Restate the whole listing word for word. Pictures are left out.
### Material provided
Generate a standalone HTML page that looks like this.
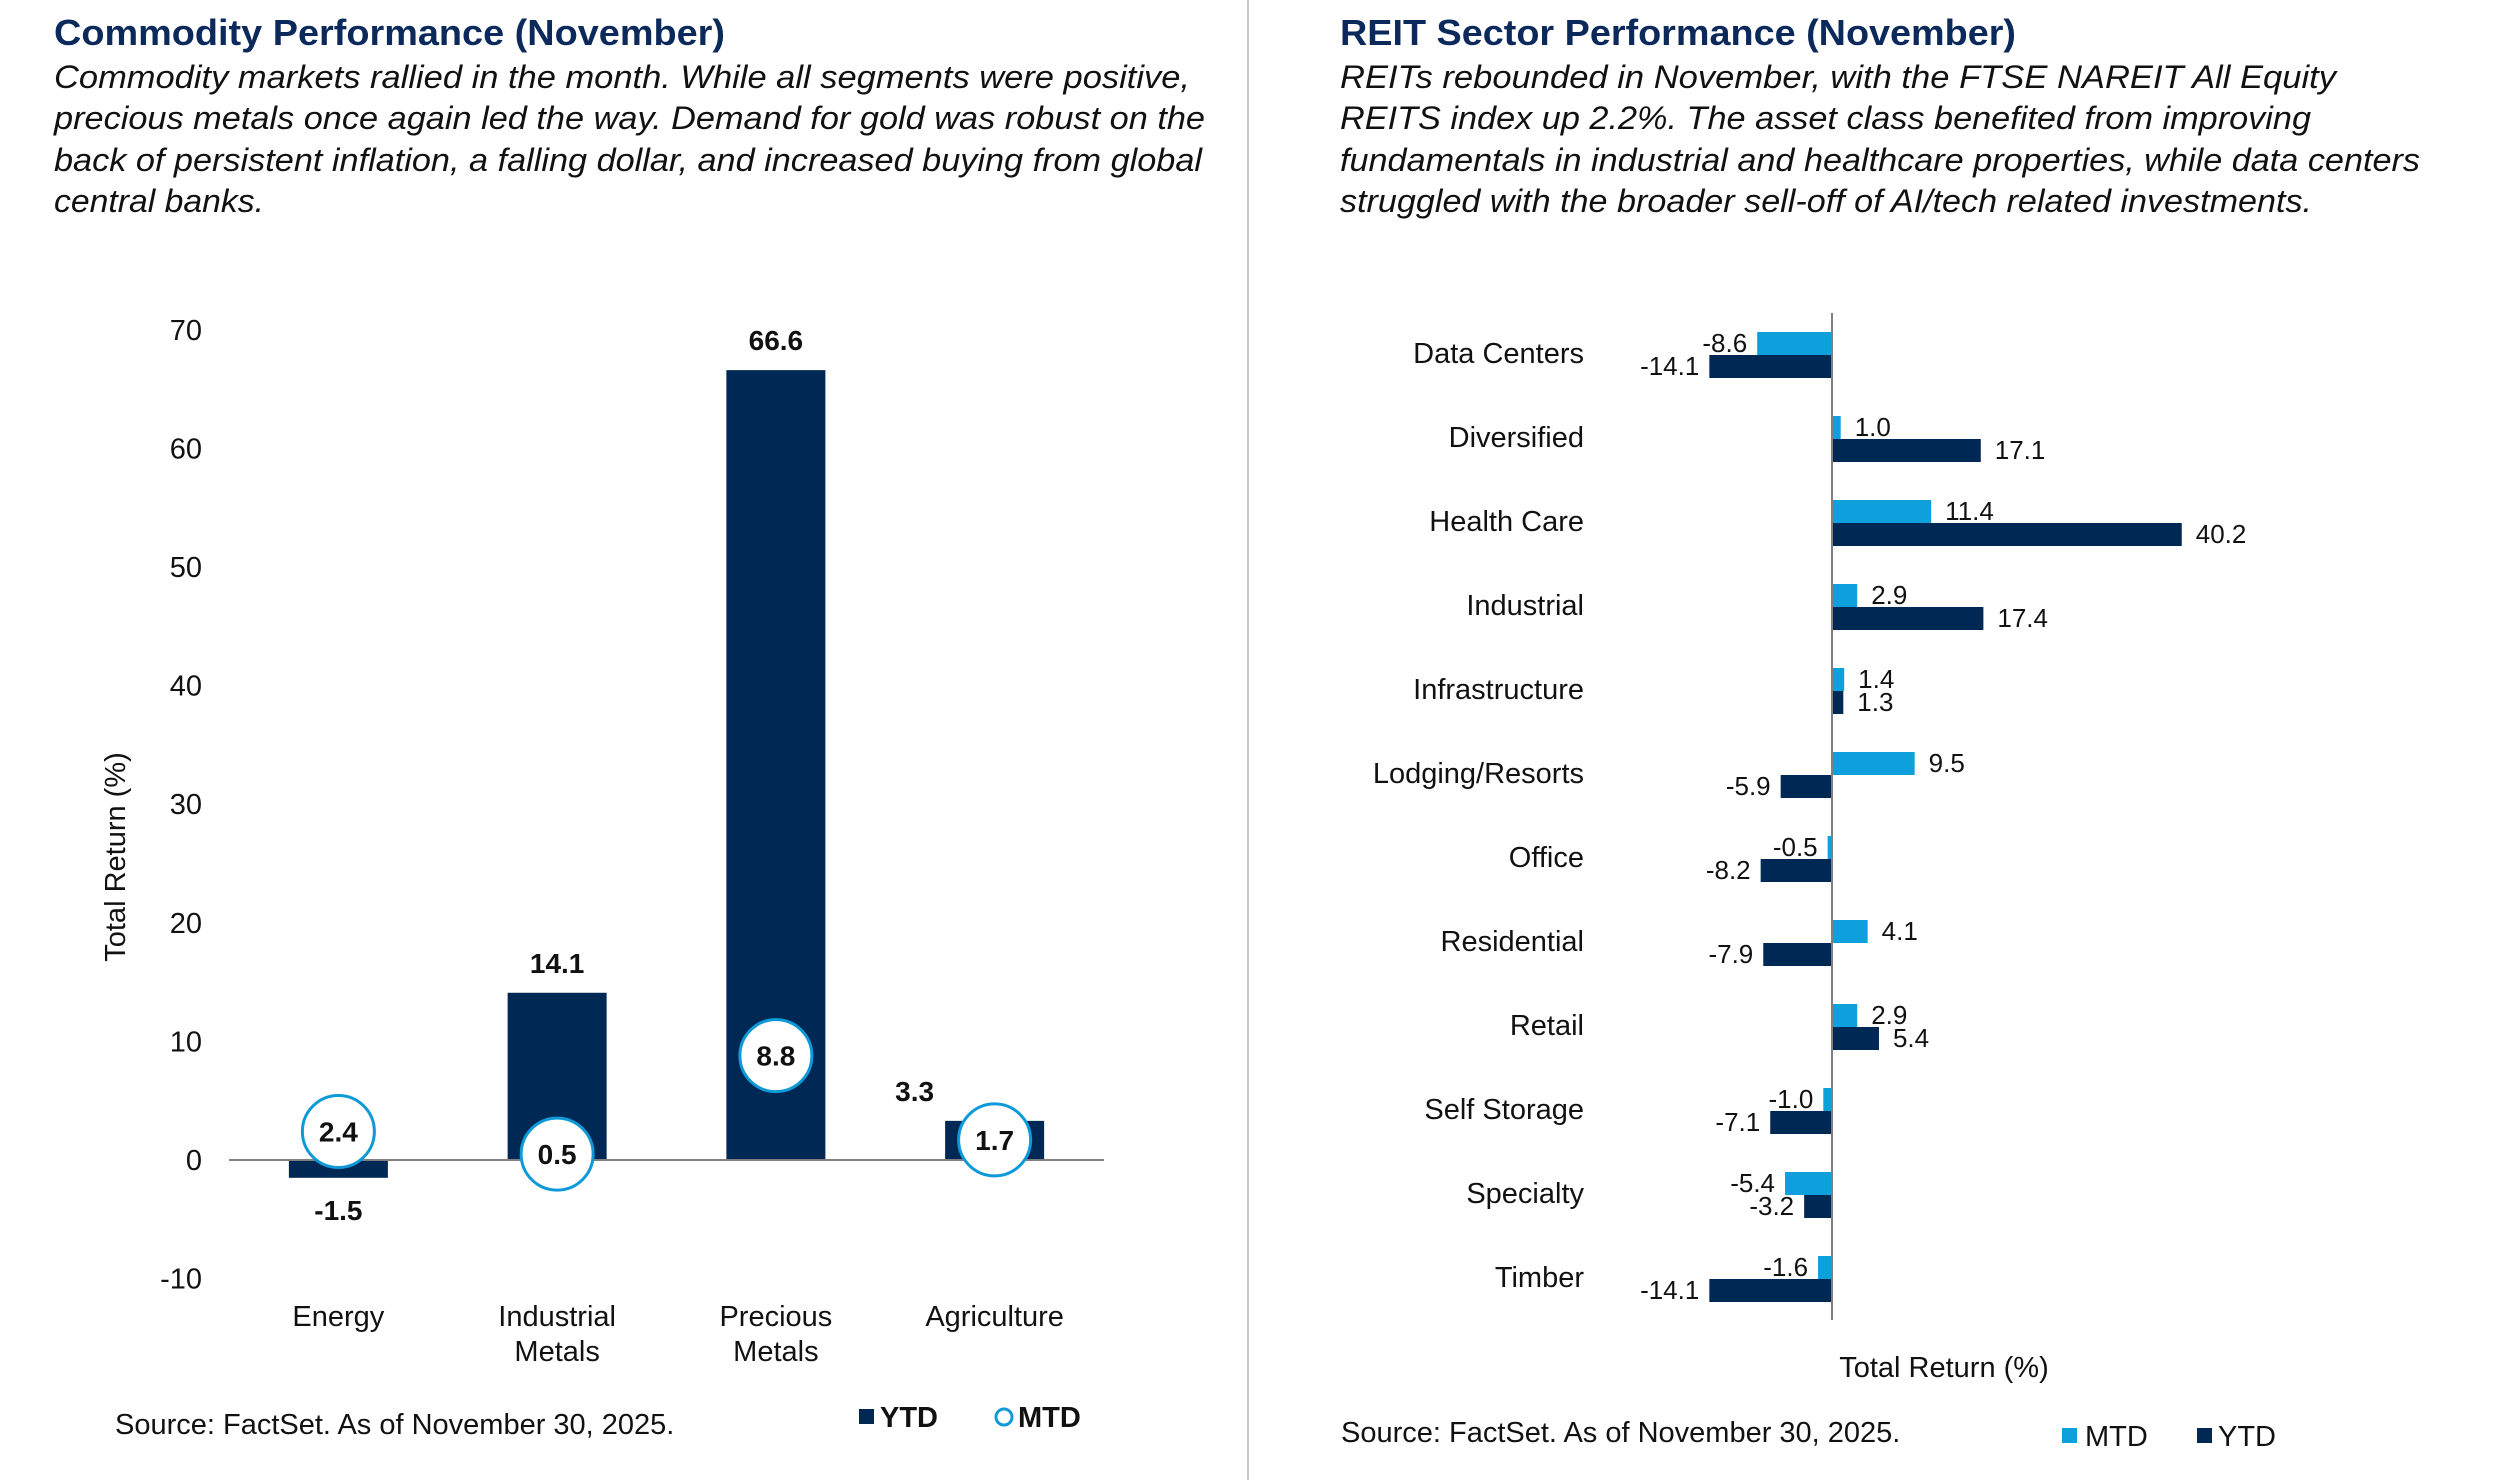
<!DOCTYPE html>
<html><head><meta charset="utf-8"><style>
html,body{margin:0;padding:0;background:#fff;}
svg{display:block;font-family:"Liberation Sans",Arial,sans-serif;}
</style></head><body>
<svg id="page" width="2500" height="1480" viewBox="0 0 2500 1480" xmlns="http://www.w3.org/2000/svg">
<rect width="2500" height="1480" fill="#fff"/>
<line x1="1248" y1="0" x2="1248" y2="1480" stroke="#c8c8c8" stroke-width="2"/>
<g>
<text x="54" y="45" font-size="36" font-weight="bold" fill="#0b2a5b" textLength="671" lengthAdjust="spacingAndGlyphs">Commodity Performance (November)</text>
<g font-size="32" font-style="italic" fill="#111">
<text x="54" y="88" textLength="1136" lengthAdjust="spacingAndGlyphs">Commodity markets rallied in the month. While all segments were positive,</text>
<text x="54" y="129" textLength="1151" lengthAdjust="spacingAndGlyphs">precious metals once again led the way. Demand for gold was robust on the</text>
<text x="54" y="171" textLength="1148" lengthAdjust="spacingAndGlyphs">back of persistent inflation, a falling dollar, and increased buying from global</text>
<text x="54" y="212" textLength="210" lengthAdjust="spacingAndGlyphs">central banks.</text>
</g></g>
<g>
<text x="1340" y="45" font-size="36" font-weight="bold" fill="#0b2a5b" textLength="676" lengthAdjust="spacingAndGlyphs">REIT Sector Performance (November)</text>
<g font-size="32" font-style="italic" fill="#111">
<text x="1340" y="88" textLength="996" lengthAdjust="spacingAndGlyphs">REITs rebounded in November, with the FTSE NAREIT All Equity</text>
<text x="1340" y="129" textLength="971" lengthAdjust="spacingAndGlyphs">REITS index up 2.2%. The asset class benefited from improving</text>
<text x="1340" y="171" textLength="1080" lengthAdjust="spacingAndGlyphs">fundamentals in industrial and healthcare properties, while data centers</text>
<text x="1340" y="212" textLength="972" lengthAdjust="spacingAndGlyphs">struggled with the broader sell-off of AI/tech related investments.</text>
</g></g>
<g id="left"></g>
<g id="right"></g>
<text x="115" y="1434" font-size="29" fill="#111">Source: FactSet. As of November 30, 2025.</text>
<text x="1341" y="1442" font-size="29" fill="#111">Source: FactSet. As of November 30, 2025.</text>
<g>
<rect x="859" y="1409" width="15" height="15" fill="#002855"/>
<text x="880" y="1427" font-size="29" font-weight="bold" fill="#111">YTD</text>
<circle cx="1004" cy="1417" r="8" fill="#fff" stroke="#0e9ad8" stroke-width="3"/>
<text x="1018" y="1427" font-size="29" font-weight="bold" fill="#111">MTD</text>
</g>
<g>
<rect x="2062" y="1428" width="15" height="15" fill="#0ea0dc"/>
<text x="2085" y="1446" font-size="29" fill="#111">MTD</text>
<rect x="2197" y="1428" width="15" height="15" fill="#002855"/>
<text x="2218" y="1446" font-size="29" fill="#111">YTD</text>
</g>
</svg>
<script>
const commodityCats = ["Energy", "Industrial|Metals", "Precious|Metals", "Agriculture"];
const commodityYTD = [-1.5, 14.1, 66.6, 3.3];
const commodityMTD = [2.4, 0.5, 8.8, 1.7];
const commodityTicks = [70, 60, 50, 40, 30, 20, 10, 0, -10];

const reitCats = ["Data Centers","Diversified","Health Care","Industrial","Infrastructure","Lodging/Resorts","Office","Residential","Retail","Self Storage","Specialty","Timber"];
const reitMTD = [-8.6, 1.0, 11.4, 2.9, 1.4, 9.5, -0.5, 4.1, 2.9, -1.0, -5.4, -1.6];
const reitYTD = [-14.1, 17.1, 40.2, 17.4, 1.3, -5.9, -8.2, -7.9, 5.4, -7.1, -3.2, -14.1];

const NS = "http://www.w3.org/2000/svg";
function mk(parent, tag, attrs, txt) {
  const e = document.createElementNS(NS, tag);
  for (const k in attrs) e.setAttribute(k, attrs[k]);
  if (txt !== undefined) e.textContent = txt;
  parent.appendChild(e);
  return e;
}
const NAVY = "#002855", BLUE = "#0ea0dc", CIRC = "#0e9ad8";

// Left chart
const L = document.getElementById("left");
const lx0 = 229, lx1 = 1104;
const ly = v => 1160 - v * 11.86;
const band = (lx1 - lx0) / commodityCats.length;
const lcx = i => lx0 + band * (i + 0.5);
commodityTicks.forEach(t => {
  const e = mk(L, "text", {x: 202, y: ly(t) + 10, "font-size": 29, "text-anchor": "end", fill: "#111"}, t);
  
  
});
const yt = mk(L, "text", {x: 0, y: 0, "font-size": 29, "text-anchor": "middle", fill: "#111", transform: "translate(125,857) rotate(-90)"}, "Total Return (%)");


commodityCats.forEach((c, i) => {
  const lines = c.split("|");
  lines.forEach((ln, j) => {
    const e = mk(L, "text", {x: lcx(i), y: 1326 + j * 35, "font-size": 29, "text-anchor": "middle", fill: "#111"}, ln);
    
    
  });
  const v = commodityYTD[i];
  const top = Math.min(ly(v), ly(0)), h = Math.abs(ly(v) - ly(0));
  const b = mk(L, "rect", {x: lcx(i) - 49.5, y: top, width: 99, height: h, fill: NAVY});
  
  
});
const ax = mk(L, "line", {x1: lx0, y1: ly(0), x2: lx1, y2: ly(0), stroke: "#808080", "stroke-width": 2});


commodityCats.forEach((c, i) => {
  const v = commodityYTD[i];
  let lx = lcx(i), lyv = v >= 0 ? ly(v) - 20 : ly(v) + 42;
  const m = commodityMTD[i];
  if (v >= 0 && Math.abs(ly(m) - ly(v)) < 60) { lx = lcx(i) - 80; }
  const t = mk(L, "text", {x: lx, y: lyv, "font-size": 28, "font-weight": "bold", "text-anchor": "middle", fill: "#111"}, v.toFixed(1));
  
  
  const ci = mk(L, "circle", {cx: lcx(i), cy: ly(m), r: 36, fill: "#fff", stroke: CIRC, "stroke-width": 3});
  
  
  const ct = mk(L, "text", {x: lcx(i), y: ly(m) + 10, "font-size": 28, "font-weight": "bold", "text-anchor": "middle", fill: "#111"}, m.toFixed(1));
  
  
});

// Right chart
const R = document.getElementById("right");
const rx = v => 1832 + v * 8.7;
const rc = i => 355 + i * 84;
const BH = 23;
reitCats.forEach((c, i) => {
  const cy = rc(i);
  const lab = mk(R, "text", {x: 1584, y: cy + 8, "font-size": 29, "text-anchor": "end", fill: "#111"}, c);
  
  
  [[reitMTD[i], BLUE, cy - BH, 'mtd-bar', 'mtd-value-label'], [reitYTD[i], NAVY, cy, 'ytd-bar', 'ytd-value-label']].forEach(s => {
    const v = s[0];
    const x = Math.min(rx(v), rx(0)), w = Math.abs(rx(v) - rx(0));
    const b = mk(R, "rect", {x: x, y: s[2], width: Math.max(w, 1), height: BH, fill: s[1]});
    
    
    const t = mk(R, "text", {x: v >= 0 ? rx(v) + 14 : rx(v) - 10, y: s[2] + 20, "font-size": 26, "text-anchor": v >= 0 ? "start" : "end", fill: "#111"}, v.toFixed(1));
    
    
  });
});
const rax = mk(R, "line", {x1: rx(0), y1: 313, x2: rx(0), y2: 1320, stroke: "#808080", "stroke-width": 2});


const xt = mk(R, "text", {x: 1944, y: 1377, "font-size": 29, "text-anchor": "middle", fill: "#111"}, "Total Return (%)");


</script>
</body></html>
######
Solution for this exercise:
Generate a standalone HTML page that looks like this.
<!DOCTYPE html>
<html><head><meta charset="utf-8"><style>
html,body{margin:0;padding:0;background:#fff;}
svg{display:block;font-family:"Liberation Sans",Arial,sans-serif;}
</style></head><body>
<svg id="page" width="2500" height="1480" viewBox="0 0 2500 1480" xmlns="http://www.w3.org/2000/svg">
<rect width="2500" height="1480" fill="#fff"/>
<line x1="1248" y1="0" x2="1248" y2="1480" stroke="#c8c8c8" stroke-width="2"/>
<g>
<text x="54" y="45" font-size="36" font-weight="bold" fill="#0b2a5b" textLength="671" lengthAdjust="spacingAndGlyphs">Commodity Performance (November)</text>
<g font-size="32" font-style="italic" fill="#111">
<text x="54" y="88" textLength="1136" lengthAdjust="spacingAndGlyphs">Commodity markets rallied in the month. While all segments were positive,</text>
<text x="54" y="129" textLength="1151" lengthAdjust="spacingAndGlyphs">precious metals once again led the way. Demand for gold was robust on the</text>
<text x="54" y="171" textLength="1148" lengthAdjust="spacingAndGlyphs">back of persistent inflation, a falling dollar, and increased buying from global</text>
<text x="54" y="212" textLength="210" lengthAdjust="spacingAndGlyphs">central banks.</text>
</g></g>
<g>
<text x="1340" y="45" font-size="36" font-weight="bold" fill="#0b2a5b" textLength="676" lengthAdjust="spacingAndGlyphs">REIT Sector Performance (November)</text>
<g font-size="32" font-style="italic" fill="#111">
<text x="1340" y="88" textLength="996" lengthAdjust="spacingAndGlyphs">REITs rebounded in November, with the FTSE NAREIT All Equity</text>
<text x="1340" y="129" textLength="971" lengthAdjust="spacingAndGlyphs">REITS index up 2.2%. The asset class benefited from improving</text>
<text x="1340" y="171" textLength="1080" lengthAdjust="spacingAndGlyphs">fundamentals in industrial and healthcare properties, while data centers</text>
<text x="1340" y="212" textLength="972" lengthAdjust="spacingAndGlyphs">struggled with the broader sell-off of AI/tech related investments.</text>
</g></g>
<g id="left"></g>
<g id="right"></g>
<text x="115" y="1434" font-size="29" fill="#111">Source: FactSet. As of November 30, 2025.</text>
<text x="1341" y="1442" font-size="29" fill="#111">Source: FactSet. As of November 30, 2025.</text>
<g>
<rect x="859" y="1409" width="15" height="15" fill="#002855"/>
<text x="880" y="1427" font-size="29" font-weight="bold" fill="#111">YTD</text>
<circle cx="1004" cy="1417" r="8" fill="#fff" stroke="#0e9ad8" stroke-width="3"/>
<text x="1018" y="1427" font-size="29" font-weight="bold" fill="#111">MTD</text>
</g>
<g>
<rect x="2062" y="1428" width="15" height="15" fill="#0ea0dc"/>
<text x="2085" y="1446" font-size="29" fill="#111">MTD</text>
<rect x="2197" y="1428" width="15" height="15" fill="#002855"/>
<text x="2218" y="1446" font-size="29" fill="#111">YTD</text>
</g>
</svg>
<script>
const commodityCats = ["Energy", "Industrial|Metals", "Precious|Metals", "Agriculture"];
const commodityYTD = [-1.5, 14.1, 66.6, 3.3];
const commodityMTD = [2.4, 0.5, 8.8, 1.7];
const commodityTicks = [70, 60, 50, 40, 30, 20, 10, 0, -10];

const reitCats = ["Data Centers","Diversified","Health Care","Industrial","Infrastructure","Lodging/Resorts","Office","Residential","Retail","Self Storage","Specialty","Timber"];
const reitMTD = [-8.6, 1.0, 11.4, 2.9, 1.4, 9.5, -0.5, 4.1, 2.9, -1.0, -5.4, -1.6];
const reitYTD = [-14.1, 17.1, 40.2, 17.4, 1.3, -5.9, -8.2, -7.9, 5.4, -7.1, -3.2, -14.1];

const NS = "http://www.w3.org/2000/svg";
function mk(parent, tag, attrs, txt) {
  const e = document.createElementNS(NS, tag);
  for (const k in attrs) e.setAttribute(k, attrs[k]);
  if (txt !== undefined) e.textContent = txt;
  parent.appendChild(e);
  return e;
}
const NAVY = "#002855", BLUE = "#0ea0dc", CIRC = "#0e9ad8";

// Left chart
const L = document.getElementById("left");
const lx0 = 229, lx1 = 1104;
const ly = v => 1160 - v * 11.86;
const band = (lx1 - lx0) / commodityCats.length;
const lcx = i => lx0 + band * (i + 0.5);
commodityTicks.forEach(t => {
  const e = mk(L, "text", {x: 202, y: ly(t) + 10, "font-size": 29, "text-anchor": "end", fill: "#111"}, t);
  
  
});
const yt = mk(L, "text", {x: 0, y: 0, "font-size": 29, "text-anchor": "middle", fill: "#111", transform: "translate(125,857) rotate(-90)"}, "Total Return (%)");


commodityCats.forEach((c, i) => {
  const lines = c.split("|");
  lines.forEach((ln, j) => {
    const e = mk(L, "text", {x: lcx(i), y: 1326 + j * 35, "font-size": 29, "text-anchor": "middle", fill: "#111"}, ln);
    
    
  });
  const v = commodityYTD[i];
  const top = Math.min(ly(v), ly(0)), h = Math.abs(ly(v) - ly(0));
  const b = mk(L, "rect", {x: lcx(i) - 49.5, y: top, width: 99, height: h, fill: NAVY});
  
  
});
const ax = mk(L, "line", {x1: lx0, y1: ly(0), x2: lx1, y2: ly(0), stroke: "#808080", "stroke-width": 2});


commodityCats.forEach((c, i) => {
  const v = commodityYTD[i];
  let lx = lcx(i), lyv = v >= 0 ? ly(v) - 20 : ly(v) + 42;
  const m = commodityMTD[i];
  if (v >= 0 && Math.abs(ly(m) - ly(v)) < 60) { lx = lcx(i) - 80; }
  const t = mk(L, "text", {x: lx, y: lyv, "font-size": 28, "font-weight": "bold", "text-anchor": "middle", fill: "#111"}, v.toFixed(1));
  
  
  const ci = mk(L, "circle", {cx: lcx(i), cy: ly(m), r: 36, fill: "#fff", stroke: CIRC, "stroke-width": 3});
  
  
  const ct = mk(L, "text", {x: lcx(i), y: ly(m) + 10, "font-size": 28, "font-weight": "bold", "text-anchor": "middle", fill: "#111"}, m.toFixed(1));
  
  
});

// Right chart
const R = document.getElementById("right");
const rx = v => 1832 + v * 8.7;
const rc = i => 355 + i * 84;
const BH = 23;
reitCats.forEach((c, i) => {
  const cy = rc(i);
  const lab = mk(R, "text", {x: 1584, y: cy + 8, "font-size": 29, "text-anchor": "end", fill: "#111"}, c);
  
  
  [[reitMTD[i], BLUE, cy - BH, 'mtd-bar', 'mtd-value-label'], [reitYTD[i], NAVY, cy, 'ytd-bar', 'ytd-value-label']].forEach(s => {
    const v = s[0];
    const x = Math.min(rx(v), rx(0)), w = Math.abs(rx(v) - rx(0));
    const b = mk(R, "rect", {x: x, y: s[2], width: Math.max(w, 1), height: BH, fill: s[1]});
    
    
    const t = mk(R, "text", {x: v >= 0 ? rx(v) + 14 : rx(v) - 10, y: s[2] + 20, "font-size": 26, "text-anchor": v >= 0 ? "start" : "end", fill: "#111"}, v.toFixed(1));
    
    
  });
});
const rax = mk(R, "line", {x1: rx(0), y1: 313, x2: rx(0), y2: 1320, stroke: "#808080", "stroke-width": 2});


const xt = mk(R, "text", {x: 1944, y: 1377, "font-size": 29, "text-anchor": "middle", fill: "#111"}, "Total Return (%)");


</script>
</body></html>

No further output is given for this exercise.